TASK BRIEF.
Up to and including the line with "import seaborn as sns", write out the listing from its first line, minus the pictures.

COLLECTED DATA.
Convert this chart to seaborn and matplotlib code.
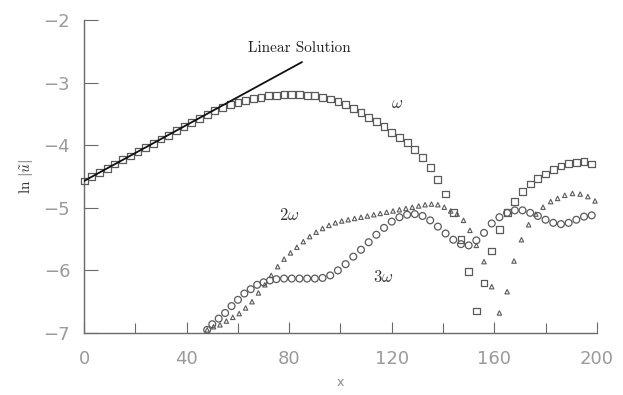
import numpy as np
import pandas as pd
import matplotlib
matplotlib.use("Agg")
import matplotlib.pyplot as plt
import seaborn as sns

# ---- data ----
w1_x = [0, 3, 6, 9, 12, 15, 18, 21, 24, 27, 30, 33, 36, 39, 42, 45, 48, 51, 54, 57,
        60, 63, 66, 69, 72, 75, 78, 81, 84, 87, 90, 93, 96, 99, 102, 105, 108, 111,
        114, 117, 120, 123, 126, 129, 132, 135, 138, 141, 144, 147, 150, 153, 156,
        159, 162, 165, 168, 171, 174, 177, 180, 183, 186, 189, 192, 195, 198]
w1_y = [-4.57, -4.50, -4.43, -4.37, -4.30, -4.23, -4.17, -4.10, -4.03, -3.97, -3.90,
        -3.84, -3.77, -3.70, -3.64, -3.57, -3.51, -3.45, -3.40, -3.35, -3.31, -3.28,
        -3.25, -3.23, -3.21, -3.20, -3.19, -3.19, -3.19, -3.20, -3.21, -3.23, -3.26,
        -3.30, -3.35, -3.41, -3.48, -3.55, -3.62, -3.70, -3.79, -3.87, -3.96, -4.07,
        -4.20, -4.35, -4.55, -4.78, -5.08, -5.50, -6.02, -6.65, -6.20, -5.69, -5.34,
        -5.08, -4.90, -4.74, -4.62, -4.53, -4.46, -4.39, -4.33, -4.29, -4.27, -4.26,
        -4.30]

w2_x = [48, 50.5, 53, 55.5, 58, 60.5, 63, 65.5, 68, 70.5, 73, 75.5, 78, 80.5, 83,
        85.5, 88, 90.5, 93, 95.5, 98, 100.5, 103, 105.5, 108, 110.5, 113, 115.5, 118,
        120.5, 123, 125.5, 128, 130.5, 133, 135.5, 138, 140.5, 143, 145.5, 148, 150.5,
        153, 156, 159, 162, 165, 167.7, 170.6, 173.4, 176.2, 179, 182, 184.7, 187.5,
        190.5, 193.5, 196.5, 199.3]
w2_y = [-6.95, -6.90, -6.87, -6.81, -6.75, -6.69, -6.60, -6.50, -6.36, -6.23, -6.08,
        -5.94, -5.82, -5.72, -5.63, -5.54, -5.46, -5.39, -5.33, -5.28, -5.24, -5.21,
        -5.19, -5.17, -5.15, -5.13, -5.11, -5.09, -5.07, -5.05, -5.03, -5.01, -4.99,
        -4.97, -4.95, -4.94, -4.95, -4.99, -5.05, -5.10, -5.20, -5.36, -5.60, -5.86,
        -6.26, -6.68, -6.34, -5.85, -5.51, -5.27, -5.10, -4.99, -4.90, -4.85, -4.80,
        -4.77, -4.78, -4.82, -4.89]

w3_x = [48, 50, 52.5, 55, 57.5, 60, 62.5, 65, 67.5, 70, 72.5, 75, 78, 81, 84, 87, 90,
        93, 96, 99, 102, 105, 108, 111, 114, 117, 120, 123, 126, 129, 132, 135, 138,
        141, 144, 147, 150, 153, 156, 159, 162, 165, 168, 171, 174, 177, 180, 183,
        186, 189, 192, 195, 198]
w3_y = [-6.95, -6.86, -6.77, -6.68, -6.57, -6.47, -6.37, -6.30, -6.23, -6.19, -6.16,
        -6.14, -6.13, -6.13, -6.13, -6.13, -6.13, -6.12, -6.08, -6.00, -5.90, -5.78,
        -5.67, -5.55, -5.43, -5.32, -5.22, -5.15, -5.11, -5.10, -5.13, -5.20, -5.30,
        -5.41, -5.51, -5.58, -5.60, -5.52, -5.40, -5.25, -5.15, -5.08, -5.04, -5.04,
        -5.08, -5.13, -5.19, -5.24, -5.26, -5.24, -5.19, -5.14, -5.12]

lin_x = [0, 85]
lin_y = [-4.57, -2.67]

x_ticks = [0, 40, 80, 120, 160, 200]
y_ticks = [-7, -6, -5, -4, -3, -2]

# ---- styling ----
sns.set_theme(style="ticks")
plt.rcParams["font.family"] = ["DejaVu Sans"]
plt.rcParams["mathtext.fontset"] = "cm"

fig = plt.figure(figsize=(6.23, 3.95), dpi=100)
ax = fig.add_axes([0.135, 0.157, 0.823, 0.792])

edge = "#5a5a5a"
sns.scatterplot(x=w1_x, y=w1_y, ax=ax, marker="s", s=24, facecolor="none",
                edgecolor=edge, linewidth=0.9, clip_on=False, zorder=3)
sns.scatterplot(x=w2_x, y=w2_y, ax=ax, marker="^", s=10, facecolor="none",
                edgecolor=edge, linewidth=0.8, clip_on=False, zorder=3)
sns.scatterplot(x=w3_x, y=w3_y, ax=ax, marker="o", s=24, facecolor="none",
                edgecolor=edge, linewidth=0.9, clip_on=False, zorder=3)
sns.lineplot(x=lin_x, y=lin_y, ax=ax, color="#111111", linewidth=1.3, zorder=4)

ax.set_xlim(0, 200)
ax.set_ylim(-7, -2)
ax.set_xticks(x_ticks)
ax.set_yticks(y_ticks)
ax.set_xticks([20, 60, 100, 140, 180], minor=True)
ax.set_xticklabels([str(t) for t in x_ticks])
ax.set_yticklabels(["\u2212" + str(abs(t)) for t in y_ticks])

spine_c = "#6a6a6a"
sns.despine(ax=ax)
for s in ("left", "bottom"):
    ax.spines[s].set_color(spine_c)
    ax.spines[s].set_linewidth(1.0)

ax.tick_params(axis="both", which="both", direction="in", colors=spine_c,
               labelcolor="#9a9a9a", labelsize=13, width=0.8)
ax.tick_params(axis="x", which="major", length=8, pad=12)
ax.tick_params(axis="x", which="minor", length=7)
ax.tick_params(axis="y", which="major", length=10, pad=10)

ax.set_xlabel("x", fontsize=9, color="#888888", labelpad=6)
ax.set_ylabel(r"$\ln\,|\tilde{u}|$", fontsize=11, color="#333333", labelpad=6)

ax.text(84, -2.45, "Linear Solution", fontfamily="cmr10", fontsize=11,
        ha="center", va="center", color="#222222")
ax.text(122, -3.33, r"$\omega$", fontsize=12, ha="center", va="center", color="#333333")
ax.text(80, -5.12, r"$2\omega$", fontsize=12, ha="center", va="center", color="#333333")
ax.text(116.5, -6.1, r"$3\omega$", fontsize=12, ha="center", va="center", color="#333333")

fig.savefig("out.png", dpi=100)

ANSWER IN FULL.
Convert this chart to seaborn and matplotlib code.
import numpy as np
import pandas as pd
import matplotlib
matplotlib.use("Agg")
import matplotlib.pyplot as plt
import seaborn as sns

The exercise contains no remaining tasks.